As we watch, both Day and Perlman play scenes with the not-quite-sure-what-it-is, and all we ever see are some greenscreen boxes. Ron throws a knife that sticks in whatever it is at one point, and it’s just a greenscreen he keeps throwing the knife into, surprisingly accurate each time.

It’s a sequence that takes much of the afternoon and into the night, and Guillermo is amazing in terms of how he spends his energy on the set. He’s very demonstrative. He’s never laying back and taking it easy during a shoot. We see him walking through shots with his cinematographer, Guillermo Navarro, and he’s running around making sure there’s enough blue monster blood splashed over everything and he’s watching Charlie Day scramble across the ground, curling into a ball and hoping he’s not crushed or eaten, and his energy never flags.
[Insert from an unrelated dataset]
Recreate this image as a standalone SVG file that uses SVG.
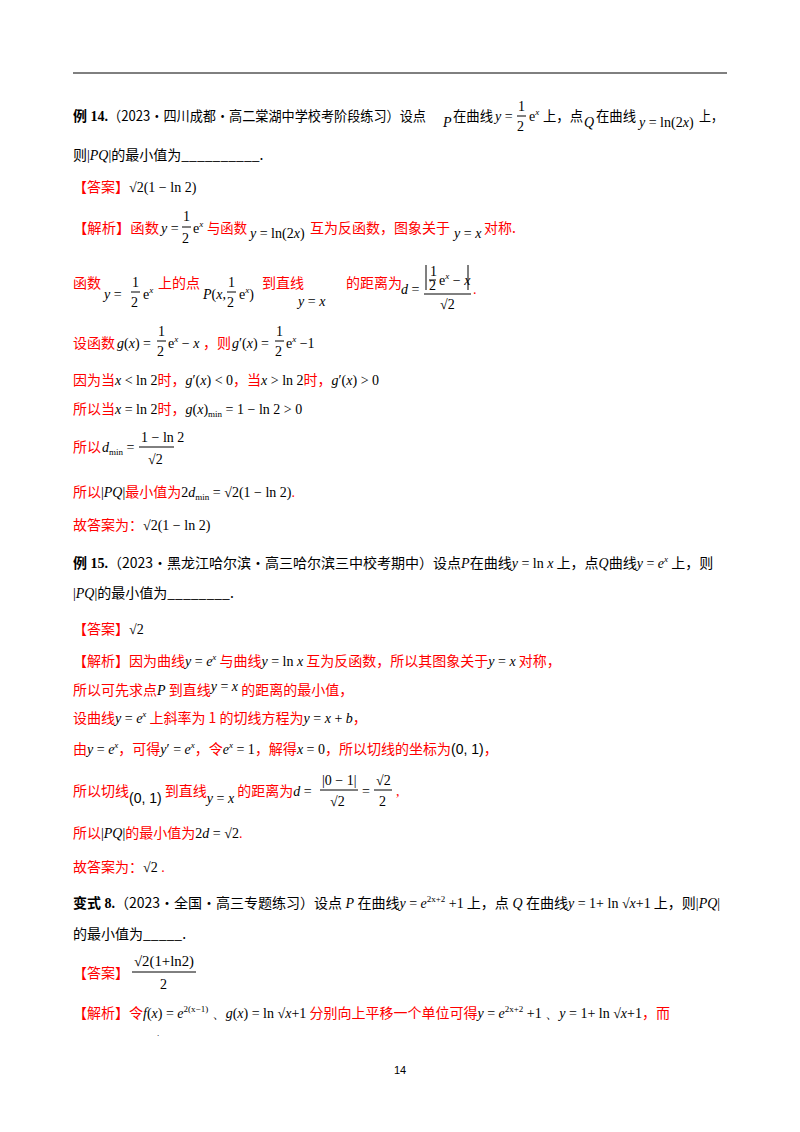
<svg xmlns="http://www.w3.org/2000/svg" width="800" height="1132" viewBox="0 0 800 1132">
<style>
text{font-family:"Liberation Serif","Noto Sans CJK SC",serif;font-size:14px;fill:#000}
.r{fill:#ff0000}
.c{font-family:"Noto Sans CJK SC",sans-serif}
.m{font-family:"Liberation Serif",serif;font-style:italic}
.n{font-family:"Liberation Serif",serif;font-style:normal}
.b{font-weight:bold}
.s{font-size:9px}
line{stroke:#000;stroke-width:1}
</style>
<rect width="800" height="1132" fill="#fff"/>
<line x1="73" y1="73" x2="727" y2="73" stroke-width="2"/>
<!-- Example 14 -->
<text x="73" y="121"><tspan class="b">例 14.</tspan><tspan class="c" textLength="318" lengthAdjust="spacingAndGlyphs">（2023·四川成都·高二棠湖中学校考阶段练习）设点</tspan></text>
<text x="443" y="127" class="m">P</text>
<text x="453" y="121" class="c" textLength="40" lengthAdjust="spacingAndGlyphs">在曲线</text>
<text x="495" y="121"><tspan class="m">y</tspan><tspan class="n"> = </tspan></text>
<text x="518" y="111" class="n">1</text><line x1="517" y1="116" x2="526" y2="116"/><text x="517" y="131" class="n">2</text>
<text x="529" y="121"><tspan class="n">e</tspan><tspan class="m s" dy="-6">x</tspan></text>
<text x="543" y="121" class="c" textLength="40" lengthAdjust="spacingAndGlyphs">上，点</text>
<text x="584" y="127" class="m">Q</text>
<text x="596" y="121" class="c" textLength="40" lengthAdjust="spacingAndGlyphs">在曲线</text>
<text x="639" y="127"><tspan class="m">y</tspan><tspan class="n"> = ln(2</tspan><tspan class="m">x</tspan><tspan class="n">)</tspan></text>
<text x="699" y="121" class="c" textLength="24" lengthAdjust="spacingAndGlyphs">上，</text>
<text x="73" y="160"><tspan class="c">则</tspan><tspan class="n">|</tspan><tspan class="m">PQ</tspan><tspan class="n">|</tspan><tspan class="c">的最小值为__________.</tspan></text>
<text x="73" y="192"><tspan class="c r">【答案】</tspan><tspan class="n">√2(1 − ln 2)</tspan></text>
<text x="73" y="233" class="c r" textLength="86" lengthAdjust="spacingAndGlyphs">【解析】函数</text>
<text x="161" y="233"><tspan class="m">y</tspan><tspan class="n"> = </tspan></text>
<text x="183" y="221" class="n">1</text><line x1="182" y1="227" x2="191" y2="227"/><text x="182" y="243" class="n">2</text>
<text x="193" y="233"><tspan class="n">e</tspan><tspan class="m s" dy="-6">x</tspan></text>
<text x="207" y="233" class="c r" textLength="40" lengthAdjust="spacingAndGlyphs">与函数</text>
<text x="250" y="238"><tspan class="m">y</tspan><tspan class="n"> = ln(2</tspan><tspan class="m">x</tspan><tspan class="n">)</tspan></text>
<text x="310" y="233" class="c r" textLength="140" lengthAdjust="spacingAndGlyphs">互为反函数，图象关于</text>
<text x="454" y="238"><tspan class="m">y</tspan><tspan class="n"> = </tspan><tspan class="m">x</tspan></text>
<text x="484" y="233" class="c r">对称.</text>
<text x="73" y="288" class="c r">函数</text>
<text x="104" y="299"><tspan class="m">y</tspan><tspan class="n"> = </tspan></text>
<text x="132" y="287" class="n">1</text><line x1="131" y1="292" x2="140" y2="292"/><text x="131" y="307" class="n">2</text>
<text x="143" y="299"><tspan class="n">e</tspan><tspan class="m s" dy="-6">x</tspan></text>
<text x="158" y="288" class="c r">上的点</text>
<text x="203" y="299"><tspan class="m">P</tspan><tspan class="n">(</tspan><tspan class="m">x</tspan><tspan class="n">,</tspan></text>
<text x="228" y="287" class="n">1</text><line x1="227" y1="292" x2="236" y2="292"/><text x="227" y="307" class="n">2</text>
<text x="239" y="299"><tspan class="n">e</tspan><tspan class="m s" dy="-6">x</tspan><tspan class="n" dy="6">)</tspan></text>
<text x="262" y="288" class="c r">到直线</text>
<text x="298" y="306"><tspan class="m">y</tspan><tspan class="n"> = </tspan><tspan class="m">x</tspan></text>
<text x="346" y="288" class="c r">的距离为</text>
<text x="401" y="294"><tspan class="m">d</tspan><tspan class="n"> = </tspan></text>
<line x1="426" y1="265" x2="426" y2="290"/><line x1="468" y1="265" x2="468" y2="290"/>
<text x="430" y="276" class="n">1</text><line x1="429" y1="280" x2="436" y2="280"/><text x="429" y="290" class="n">2</text>
<text x="439" y="285"><tspan class="n">e</tspan><tspan class="m s" dy="-6">x</tspan><tspan class="n" dy="6"> − </tspan><tspan class="m">x</tspan></text>
<line x1="424" y1="294" x2="471" y2="294"/>
<text x="440" y="309" class="n">√2</text><text x="473" y="294" class="r">.</text>
<text x="73" y="348" class="c r">设函数</text>
<text x="117" y="348"><tspan class="m">g</tspan><tspan class="n">(</tspan><tspan class="m">x</tspan><tspan class="n">) = </tspan></text>
<text x="158" y="336" class="n">1</text><line x1="157" y1="341" x2="166" y2="341"/><text x="157" y="356" class="n">2</text>
<text x="168" y="348"><tspan class="n">e</tspan><tspan class="m s" dy="-6">x</tspan><tspan class="n" dy="6"> − </tspan><tspan class="m">x</tspan></text>
<text x="203" y="348" class="c r">，则</text>
<text x="232" y="348"><tspan class="m">g</tspan><tspan class="n">′(</tspan><tspan class="m">x</tspan><tspan class="n">) = </tspan></text>
<text x="276" y="336" class="n">1</text><line x1="275" y1="341" x2="284" y2="341"/><text x="275" y="356" class="n">2</text>
<text x="286" y="348"><tspan class="n">e</tspan><tspan class="m s" dy="-6">x</tspan><tspan class="n" dy="6"> −1</tspan></text>
<text x="73" y="385"><tspan class="c r">因为当</tspan><tspan class="m">x</tspan><tspan class="n"> &lt; ln 2</tspan><tspan class="c r">时，</tspan><tspan class="m">g</tspan><tspan class="n">′(</tspan><tspan class="m">x</tspan><tspan class="n">) &lt; 0</tspan><tspan class="c r">，当</tspan><tspan class="m">x</tspan><tspan class="n"> &gt; ln 2</tspan><tspan class="c r">时，</tspan><tspan class="m">g</tspan><tspan class="n">′(</tspan><tspan class="m">x</tspan><tspan class="n">) &gt; 0</tspan></text>
<text x="73" y="414"><tspan class="c r">所以当</tspan><tspan class="m">x</tspan><tspan class="n"> = ln 2</tspan><tspan class="c r">时，</tspan><tspan class="m">g</tspan><tspan class="n">(</tspan><tspan class="m">x</tspan><tspan class="n">)</tspan><tspan class="n s" dy="3">min</tspan><tspan class="n" dy="-3"> = 1 − ln 2 &gt; 0</tspan></text>
<text x="73" y="452" class="c r">所以</text>
<text x="102" y="452"><tspan class="m">d</tspan><tspan class="n s" dy="3">min</tspan><tspan class="n" dy="-3"> =</tspan></text>
<text x="141" y="442" class="n">1 − ln 2</text><line x1="139" y1="447" x2="174" y2="447"/><text x="148" y="464" class="n">√2</text>
<text x="73" y="497"><tspan class="c r">所以</tspan><tspan class="n">|</tspan><tspan class="m">PQ</tspan><tspan class="n">|</tspan><tspan class="c r">最小值为</tspan><tspan class="n">2</tspan><tspan class="m">d</tspan><tspan class="n s" dy="3">min</tspan><tspan class="n" dy="-3"> = √2(1 − ln 2)</tspan><tspan class="r">.</tspan></text>
<text x="73" y="530"><tspan class="c r">故答案为：</tspan><tspan class="n">√2(1 − ln 2)</tspan></text>
<!-- Example 15 -->
<text x="73" y="568"><tspan class="b">例 15.</tspan><tspan class="c">（2023·黑龙江哈尔滨·高三哈尔滨三中校考期中）设点</tspan><tspan class="m">P</tspan><tspan class="c">在曲线</tspan><tspan class="m">y</tspan><tspan class="n"> = ln </tspan><tspan class="m">x</tspan><tspan class="c"> 上，点</tspan><tspan class="m">Q</tspan><tspan class="c">曲线</tspan><tspan class="m">y</tspan><tspan class="n"> = </tspan><tspan class="m">e</tspan><tspan class="m s" dy="-6">x</tspan><tspan class="c" dy="6"> 上，则</tspan></text>
<text x="73" y="598"><tspan class="n">|</tspan><tspan class="m">PQ</tspan><tspan class="n">|</tspan><tspan class="c">的最小值为________.</tspan></text>
<text x="73" y="634"><tspan class="c r">【答案】</tspan><tspan class="n">√2</tspan></text>
<text x="73" y="666"><tspan class="c r">【解析】因为曲线</tspan><tspan class="m">y</tspan><tspan class="n"> = </tspan><tspan class="m">e</tspan><tspan class="m s" dy="-6">x</tspan><tspan class="c r" dy="6"> 与曲线</tspan><tspan class="m">y</tspan><tspan class="n"> = ln </tspan><tspan class="m">x</tspan><tspan class="c r"> 互为反函数，所以其图象关于</tspan><tspan class="m">y</tspan><tspan class="n"> = </tspan><tspan class="m">x</tspan><tspan class="c r"> 对称，</tspan></text>
<text x="73" y="695"><tspan class="c r">所以可先求点</tspan><tspan class="m">P</tspan><tspan class="c r"> 到直线</tspan><tspan class="m" dy="-4">y</tspan><tspan class="n"> = </tspan><tspan class="m">x</tspan><tspan class="c r" dy="4"> 的距离的最小值，</tspan></text>
<text x="73" y="723"><tspan class="c r">设曲线</tspan><tspan class="m">y</tspan><tspan class="n"> = </tspan><tspan class="m">e</tspan><tspan class="m s" dy="-6">x</tspan><tspan class="c r" dy="6"> 上斜率为 1 的切线方程为</tspan><tspan class="m">y</tspan><tspan class="n"> = </tspan><tspan class="m">x</tspan><tspan class="n"> + </tspan><tspan class="m">b</tspan><tspan class="c r">，</tspan></text>
<text x="73" y="754"><tspan class="c r">由</tspan><tspan class="m">y</tspan><tspan class="n"> = </tspan><tspan class="m">e</tspan><tspan class="m s" dy="-6">x</tspan><tspan class="c r" dy="6">，可得</tspan><tspan class="m">y</tspan><tspan class="n">′ = </tspan><tspan class="m">e</tspan><tspan class="m s" dy="-6">x</tspan><tspan class="c r" dy="6">，令</tspan><tspan class="m">e</tspan><tspan class="m s" dy="-6">x</tspan><tspan class="n" dy="6"> = 1</tspan><tspan class="c r">，解得</tspan><tspan class="m">x</tspan><tspan class="n"> = 0</tspan><tspan class="c r">，所以切线的坐标为</tspan><tspan style="font-family:'Liberation Sans',sans-serif">(0, 1)</tspan><tspan class="c r">，</tspan></text>
<text x="73" y="796"><tspan class="c r">所以切线</tspan><tspan style="font-family:'Liberation Sans',sans-serif" dy="7">(0, 1)</tspan><tspan class="c r" dy="-7"> 到直线</tspan><tspan class="m" dy="7">y</tspan><tspan class="n"> = </tspan><tspan class="m">x</tspan><tspan class="c r" dy="-7"> 的距离为</tspan><tspan class="m">d</tspan><tspan class="n"> = </tspan></text>
<text x="322" y="785" class="n">|0 − 1|</text><line x1="320" y1="790" x2="358" y2="790"/><text x="330" y="806" class="n">√2</text>
<text x="362" y="796" class="n">= </text>
<text x="376" y="785" class="n">√2</text><line x1="374" y1="790" x2="392" y2="790"/><text x="379" y="806" class="n">2</text>
<text x="396" y="796" class="r">,</text>
<text x="73" y="838"><tspan class="c r">所以</tspan><tspan class="n">|</tspan><tspan class="m">PQ</tspan><tspan class="n">|</tspan><tspan class="c r">的最小值为</tspan><tspan class="n">2</tspan><tspan class="m">d</tspan><tspan class="n"> = √2</tspan><tspan class="r">.</tspan></text>
<text x="73" y="872"><tspan class="c r">故答案为：</tspan><tspan class="n">√2</tspan><tspan class="r"> .</tspan></text>
<!-- Variant 8 -->
<text x="73" y="908"><tspan class="b">变式 8.</tspan><tspan class="c">（2023·全国·高三专题练习）设点</tspan><tspan class="m"> P </tspan><tspan class="c">在曲线</tspan><tspan class="m">y</tspan><tspan class="n"> = </tspan><tspan class="m">e</tspan><tspan class="n s" dy="-6">2x+2</tspan><tspan class="n" dy="6"> +1</tspan><tspan class="c"> 上，点</tspan><tspan class="m"> Q </tspan><tspan class="c">在曲线</tspan><tspan class="m">y</tspan><tspan class="n"> = 1+ ln √</tspan><tspan class="m">x</tspan><tspan class="n">+1</tspan><tspan class="c"> 上，则</tspan><tspan class="n">|</tspan><tspan class="m">PQ</tspan><tspan class="n">|</tspan></text>
<text x="73" y="939"><tspan class="c">的最小值为_____.</tspan></text>
<text x="73" y="978"><tspan class="c r">【答案】</tspan></text>
<text x="134" y="966" class="n" textLength="60" lengthAdjust="spacingAndGlyphs">√2(1+ln2)</text><line x1="132" y1="972" x2="196" y2="972"/><text x="160" y="989" class="n">2</text>
<text x="73" y="1018"><tspan class="c r">【解析】令</tspan><tspan class="m">f</tspan><tspan class="n">(</tspan><tspan class="m">x</tspan><tspan class="n">) = </tspan><tspan class="m">e</tspan><tspan class="n s" dy="-6">2(x−1)</tspan><tspan class="n" dy="6"> 、</tspan><tspan class="m">g</tspan><tspan class="n">(</tspan><tspan class="m">x</tspan><tspan class="n">) = ln √</tspan><tspan class="m">x</tspan><tspan class="n">+1</tspan><tspan class="c r"> 分别向上平移一个单位可得</tspan><tspan class="m">y</tspan><tspan class="n"> = </tspan><tspan class="m">e</tspan><tspan class="n s" dy="-6">2x+2</tspan><tspan class="n" dy="6"> +1 、</tspan><tspan class="m">y</tspan><tspan class="n"> = 1+ ln √</tspan><tspan class="m">x</tspan><tspan class="n">+1</tspan><tspan class="c r">，而</tspan></text>
<text x="157" y="1036" class="n s">.</text>
<text x="400" y="1074" text-anchor="middle" style="font-family:'Liberation Sans',sans-serif;font-size:11px">14</text>
</svg>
When Guillermo offers someone a job on a film, he asks them, “Do you want to come and play with us?” And when you see him in his element, as he definitely was on “Pacific Rim,” that’s exactly what comes through. He’s playing. He’s free and he’s playing the biggest game of monsters and robots ever.

If it’s half as much fun on the screen as it was for these people to put it all together, it will be a tremendous experience.

I’ll have more from my time on the “Pacific Rim” set, including our chat with Del Toro, in the days ahead.

“Pacific Rim” opens in theaters July 12, 2013.